Canyonlands is the one Utah park that doesn't reward a quick visit. Zion is right there as you drive in; Bryce reveals itself from the rim. Canyonlands requires you to choose: Island in the Sky, the Needles, or the Maze — and each is a separate destination, separated by hours of driving and hundreds of feet of elevation change. There's no driving from one to another in an afternoon. The park is enormous, and it shows.

Island in the Sky is the most accessible district — a flat mesa perched 1,000 feet above the surrounding canyons, with viewpoints that drop away in all directions into a landscape that looks like it should have water at the bottom but doesn't. The Colorado and Green rivers join somewhere below, invisible until you get to specific overlooks. Mesa Arch is the famous shot, a natural arch perched on the rim edge that frames the canyon below through its opening.
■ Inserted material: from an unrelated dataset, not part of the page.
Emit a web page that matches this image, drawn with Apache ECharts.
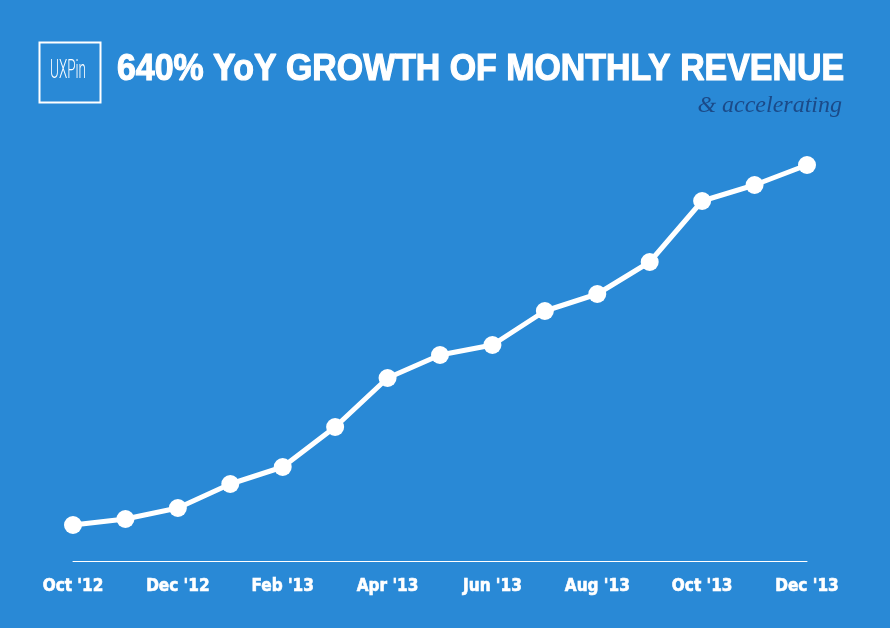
<!DOCTYPE html>
<html>
<head>
<meta charset="utf-8">
<script src="https://cdn.jsdelivr.net/npm/echarts@6/dist/echarts.min.js"></script>
<style>
html,body{margin:0;padding:0;background:#2989d6;}
#c{width:890px;height:628px;}
</style>
</head>
<body>
<div id="c"></div>
<script>
var months = ["Oct '12","Nov '12","Dec '12","Jan '13","Feb '13","Mar '13","Apr '13","May '13","Jun '13","Jul '13","Aug '13","Sep '13","Oct '13","Nov '13","Dec '13"];
var revenue = [36, 42, 53, 77, 94, 134, 183, 206, 216, 250, 267, 299, 360, 376, 396];
var titleText = "640% YoY GROWTH OF MONTHLY REVENUE";
var subtitleText = "& accelerating";
var logoText = "UXPin";

var titleFont = "bold 37px 'Liberation Sans', Arial, sans-serif";
var logoFont = "300 26px Roboto, 'Liberation Sans', sans-serif";
function fitScale(text, font, target) {
  var cv = document.createElement('canvas').getContext('2d');
  cv.font = font;
  return target / cv.measureText(text).width;
}
var titleScale = fitScale(titleText, titleFont, 727);
var logoScale = fitScale(logoText, logoFont, 36);

var chart = echarts.init(document.getElementById('c'), null, {renderer:'canvas'});
var condensed = "'DejaVu Sans Condensed','Liberation Sans Narrow',sans-serif";
chart.setOption({
  backgroundColor: '#2989d6',
  animation: false,
  grid: {left: 73, right: 83, top: 161, bottom: 67, containLabel: false},
  xAxis: {
    type: 'category',
    data: months,
    boundaryGap: false,
    axisLine: {lineStyle: {color: '#ffffff', width: 1}},
    axisTick: {show: false},
    axisLabel: {
      interval: 1,
      color: '#ffffff',
      fontFamily: condensed,
      fontWeight: 'bold',
      fontSize: 17,
      margin: 17,
      textBorderColor: '#ffffff',
      textBorderWidth: 0.6
    },
    splitLine: {show: false}
  },
  yAxis: {
    type: 'value',
    min: 0,
    max: 400,
    show: false,
    splitLine: {show: false}
  },
  series: [{
    type: 'line',
    data: revenue,
    symbol: 'circle',
    symbolSize: 18,
    lineStyle: {color: '#ffffff', width: 5},
    itemStyle: {color: '#ffffff', borderWidth: 0}
  }],
  graphic: [
    {type: 'rect', left: 37, top: 40, shape: {width: 61, height: 60},
     style: {fill: 'none', stroke: '#ffffff', lineWidth: 2}},
    {type: 'text', x: 68, y: 71, scaleX: logoScale, style: {text: logoText, fill: '#ffffff',
      font: logoFont, align: 'center', verticalAlign: 'middle'}},
    {type: 'text', x: 117, y: 70, scaleX: titleScale, style: {text: titleText, fill: '#ffffff',
      stroke: '#ffffff', lineWidth: 1.2,
      font: titleFont, align: 'left', verticalAlign: 'middle'}},
    {type: 'text', x: 842, y: 106, style: {text: subtitleText, fill: '#1b4a88',
      font: "italic 24px 'Liberation Serif','DejaVu Serif',serif", align: 'right', verticalAlign: 'middle'}}
  ]
});
</script>
</body>
</html>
I got there before sunrise, which meant headlamps and waiting in the cold, and then the arch started to glow as the sun came up from behind and lit the underside of the stone. Worth every minute of the cold.

The scale at Island in the Sky is hard to translate. You're looking at 100 miles of canyon country in every direction — mesas, buttes, grabens, and the deep cuts of the rivers. The White Rim Road snakes 100 miles around the mesa far below, accessible only by high-clearance 4WD or mountain bike. From up top, the road is barely visible.

What makes Canyonlands different from Arches, a short drive away, is the absence of the iconic single feature that draws the crowds. There's no Delicate Arch equivalent here — just immensity. The park rewards the people who slow down and sit with that immensity for a while.

September and October are the right months — desert heat has broken, the crowds have thinned, and the light has that low-angle quality that makes red rock look like it's on fire. Come early, bring enough water, and leave the expectations about what a national park visit should look like at the gate.